The Africa Export and Import Bank (Afreximbank) has identified Nigeria as one of 10 African countries that together account for 69 percent of the continent’s total external debt.
In its latest report, African Debt Outlook: A Ray of Optimism, Afreximbank stated that Africa’s external debt levels remain high due to the underdevelopment of domestic financial markets and elevated interest rates.
“In the first half of 2024, ten African nations constituted 69 percent of the continent’s total external debt stock, up from 67 percent in 2023,” the report reads.
According to the report, South Africa leads with 14 percent of Africa’s total external debt, followed by Egypt (13 percent), Nigeria (8 percent), Morocco (6 percent), Mozambique (6 percent), Angola (5 percent), Kenya (4 percent), Ghana (4 percent), Côte d’Ivoire (3 percent), and Senegal (3 percent).
The bank attributed the rising debt to increased demand for foreign exchange to finance imports, reliance on aid and concessional loans from multilateral institutions, and competitive rates offered by private creditors.
“Since 2008, the external debt of African countries has escalated significantly, reaching approximately US$ 1.16 trillion and representing 60 percent of the region’s total public debt stock as of 2023,” Afreximbank stated.
“Projections indicate a slight increase to US$ 1.17 trillion in 2024, with sustained growth anticipated, potentially reaching US$ 1.29 trillion by 2028. This trend is driven by the continent’s increasing financing requirements, largely due to population growth pressures.”

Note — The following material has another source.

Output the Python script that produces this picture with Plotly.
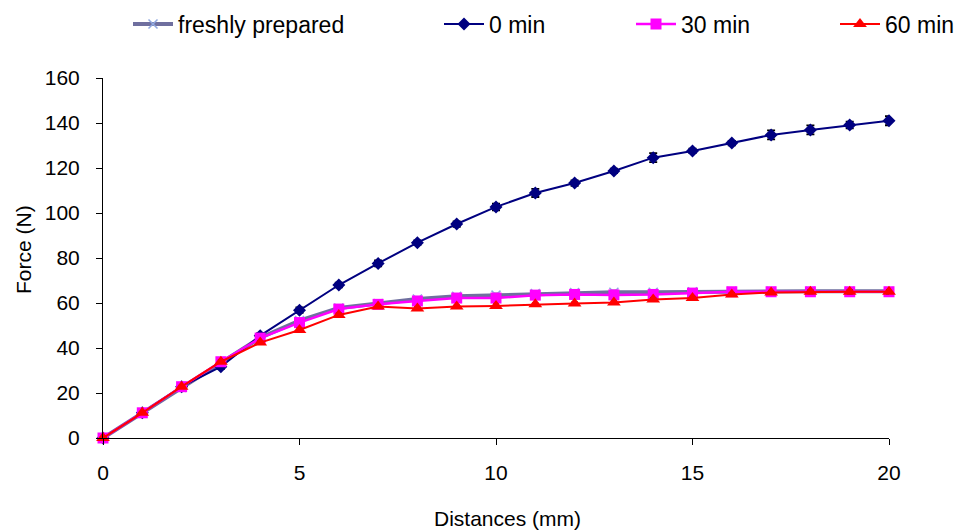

Afreximbank noted that long-term debt remains dominant, accounting for 75 percent of Africa’s total debt, while short-term debt stands at 15.9 percent.
“The continent’s increasing need for financing, especially infrastructure development, requires long-term debt. Between 2008 and 2023, long-term debt increased compared to short-term debt,” the report said.
Providing recommendations to curb external debt, Afreximbank urged resource-dependent countries to prioritize economic diversification.
“For example, Nigeria should invest in agriculture and manufacturing, while Angola should develop its renewable energy sector,” the bank suggested.
The report also called for sustainable borrowing practices, improved debt management institutions, and stronger social safety nets to protect vulnerable populations during economic shocks.
While challenges persist, Afreximbank noted that Africa’s debt situation shows signs of stabilizing due to macroeconomic improvements, lower interest rates, and better access to capital markets. The bank advised governments to reduce fiscal deficits, enhance public expenditure efficiency, improve tax revenue collection, and promote transparency in debt management.